* Start Supplied data *

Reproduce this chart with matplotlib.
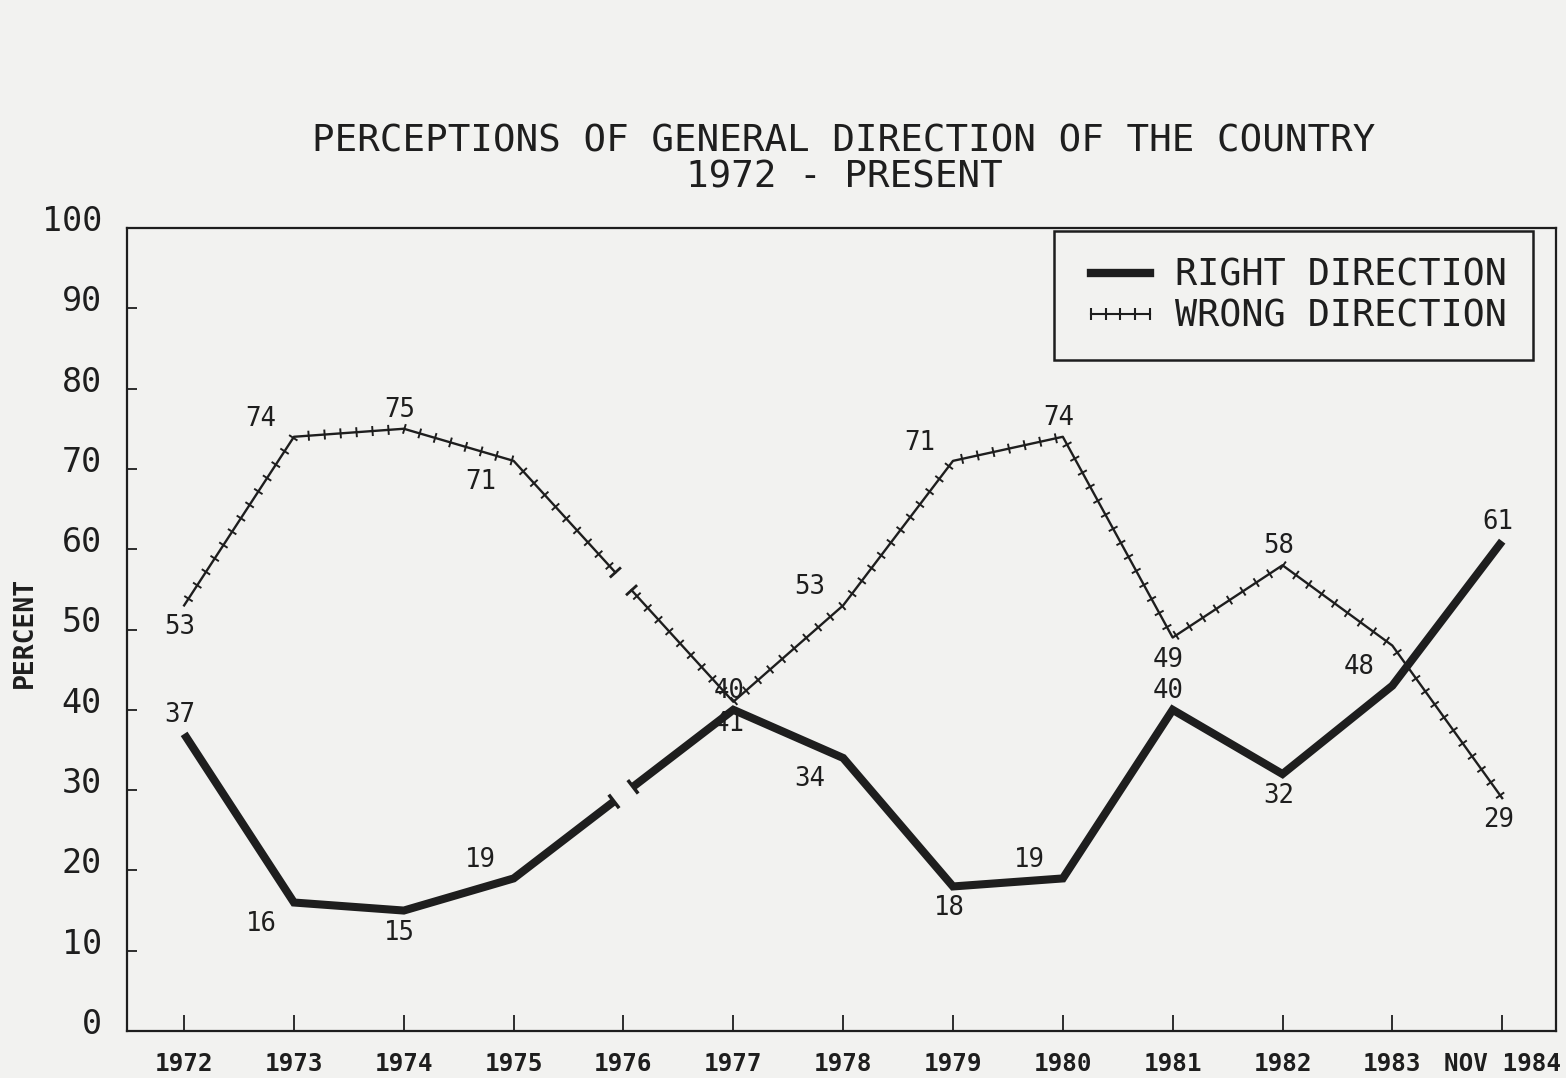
import matplotlib
matplotlib.use("Agg")
import matplotlib.pyplot as plt
import numpy as np
from matplotlib.lines import Line2D
from matplotlib.collections import LineCollection
import matplotlib.transforms as mtransforms

# Data (1976 not surveyed -> break in the lines)
years = [1972, 1973, 1974, 1975, 1977, 1978, 1979, 1980, 1981, 1982, 1983, 1984]
right_dir = [37, 16, 15, 19, 40, 34, 18, 19, 40, 32, 43, 61]
wrong_dir = [53, 74, 75, 71, 41, 53, 71, 74, 49, 58, 48, 29]
break_year = 1976
tick_years = list(range(1972, 1985))
tick_labels = [str(y) for y in range(1972, 1984)] + ["NOV 1984"]
y_ticks = list(range(0, 101, 10))

# where the value labels sit: a=above, b=below, al/bl = left of point
right_pos = ['a', 'bl', 'b', 'al', 'a', 'bl', 'b', 'al', 'a', 'b', None, 'a']
wrong_pos = ['b', 'al', 'a', 'bl', 'b', 'al', 'al', 'a', 'b', 'a', 'bl', 'b']
offs = {'a': (-4, 19), 'b': (-4, -22), 'al': (-33, 18), 'bl': (-33, -21)}

ink = '#1e1e1e'
paper = '#f2f2f0'
mono = 'DejaVu Sans Mono'
plt.rcParams['font.family'] = mono

fig = plt.figure(figsize=(15.66, 10.78), dpi=100, facecolor=paper)
ax = fig.add_axes([127/1566, 1 - 1031/1078, 1429/1566, 803/1078])
ax.set_facecolor(paper)
ax.set_xlim(1971.48, 1984.49)
ax.set_ylim(0, 100)

def disp(xs, ys):
    return ax.transData.transform(np.column_stack([xs, ys]))

def to_data(p):
    return ax.transData.inverted().transform(np.atleast_2d(p))

def split_at_break(xs, ys, gap):
    P = disp(xs, ys)
    bx = ax.transData.transform((break_year, 0))[0]
    i = int(np.searchsorted(xs, break_year))
    a, b = P[i-1], P[i]
    t = (bx - a[0]) / (b[0] - a[0])
    m = a + t * (b - a)
    u = (b - a) / np.linalg.norm(b - a)
    left = np.vstack([P[:i], m - u * gap])
    right = np.vstack([m + u * gap, P[i:]])
    return [left, right], [m - u * gap, m + u * gap], u

def caps(points, u, length):
    n = np.array([-u[1], u[0]])
    segs = []
    for p in points:
        segs.append(to_data(np.vstack([p - n * length / 2, p + n * length / 2])))
    return segs

# RIGHT DIRECTION : heavy line
pieces, ends, u = split_at_break(years, right_dir, 12)
for pc in pieces:
    d = to_data(pc)
    ax.plot(d[:, 0], d[:, 1], color=ink, lw=5.8, solid_capstyle='butt',
            solid_joinstyle='miter')
ax.add_collection(LineCollection(caps(ends, u, 17), colors=ink, linewidths=2.5))

# WRONG DIRECTION : thin line with cross ticks
pieces, ends, u = split_at_break(years, wrong_dir, 12)
tick_segs = []
for pc in pieces:
    d = to_data(pc)
    ax.plot(d[:, 0], d[:, 1], color=ink, lw=1.7)
    carry = 8.0
    for a, b in zip(pc[:-1], pc[1:]):
        L = np.linalg.norm(b - a)
        uu = (b - a) / L
        nn = np.array([-uu[1], uu[0]])
        s = carry
        while s < L:
            p = a + uu * s
            tick_segs.append(to_data(np.vstack([p - nn * 5, p + nn * 5])))
            s += 16.0
        carry = s - L
ax.add_collection(LineCollection(tick_segs, colors=ink, linewidths=1.4))
ax.add_collection(LineCollection(caps(ends, u, 15), colors=ink, linewidths=2.0))

# value labels
for series, pos in ((right_dir, right_pos), (wrong_dir, wrong_pos)):
    for x, v, p in zip(years, series, pos):
        if p is None:
            continue
        dx, dy = offs[p]
        ax.annotate(str(v), (x, v), xytext=(dx * 0.72, dy * 0.72),
                    textcoords='offset points', ha='center', va='center',
                    fontsize=18.5, color=ink)

# axes styling
ax.set_xticks(tick_years)
ax.set_xticklabels(tick_labels, fontsize=17.5, fontweight='bold', color=ink)
ax.set_yticks(y_ticks)
ax.set_yticklabels([str(v) for v in y_ticks], fontsize=24, color=ink)
ax.tick_params(axis='x', direction='in', length=11.5, width=1.3, pad=15, colors=ink)
ax.tick_params(axis='y', direction='in', length=7, width=1.3, pad=18, colors=ink)
shift = mtransforms.ScaledTranslation(0, 10/100, fig.dpi_scale_trans)
for lab in ax.get_yticklabels():
    lab.set_transform(lab.get_transform() + shift)
for sp in ax.spines.values():
    sp.set_linewidth(1.6)
    sp.set_color(ink)

fig.text(25/1566, 1 - 632/1078, 'PERCENT', rotation=90, ha='center', va='center',
         fontsize=19, fontweight='bold', color=ink)
fig.text(844/1566, 1 - 142/1078, 'PERCEPTIONS OF GENERAL DIRECTION OF THE COUNTRY',
         ha='center', va='center', fontsize=27, color=ink)
fig.text(844/1566, 1 - 178/1078, '1972 - PRESENT', ha='center', va='center',
         fontsize=27, color=ink)

handles = [Line2D([], [], color=ink, lw=6),
           Line2D([], [], color=ink, lw=1.5, marker='|', markersize=9, mew=1.5)]
leg = ax.legend(handles, ['RIGHT DIRECTION', 'WRONG DIRECTION'],
                loc='upper right', bbox_to_anchor=(0.984, 0.996), borderaxespad=0,
                fontsize=26.5, numpoints=5, handlelength=2.2, handletextpad=0.4,
                labelspacing=0.1, borderpad=0.7, fancybox=False,
                facecolor=paper, framealpha=1)
leg.get_frame().set_edgecolor(ink)
leg.get_frame().set_linewidth(1.8)
for t in leg.get_texts():
    t.set_color(ink)

fig.savefig('out.png', dpi=100, facecolor=paper)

* End Supplied data *

What to produce:
Go through the listing above and pull out each line containing the word "with".

Correct response:
Reproduce this chart with matplotlib.
# WRONG DIRECTION : thin line with cross ticks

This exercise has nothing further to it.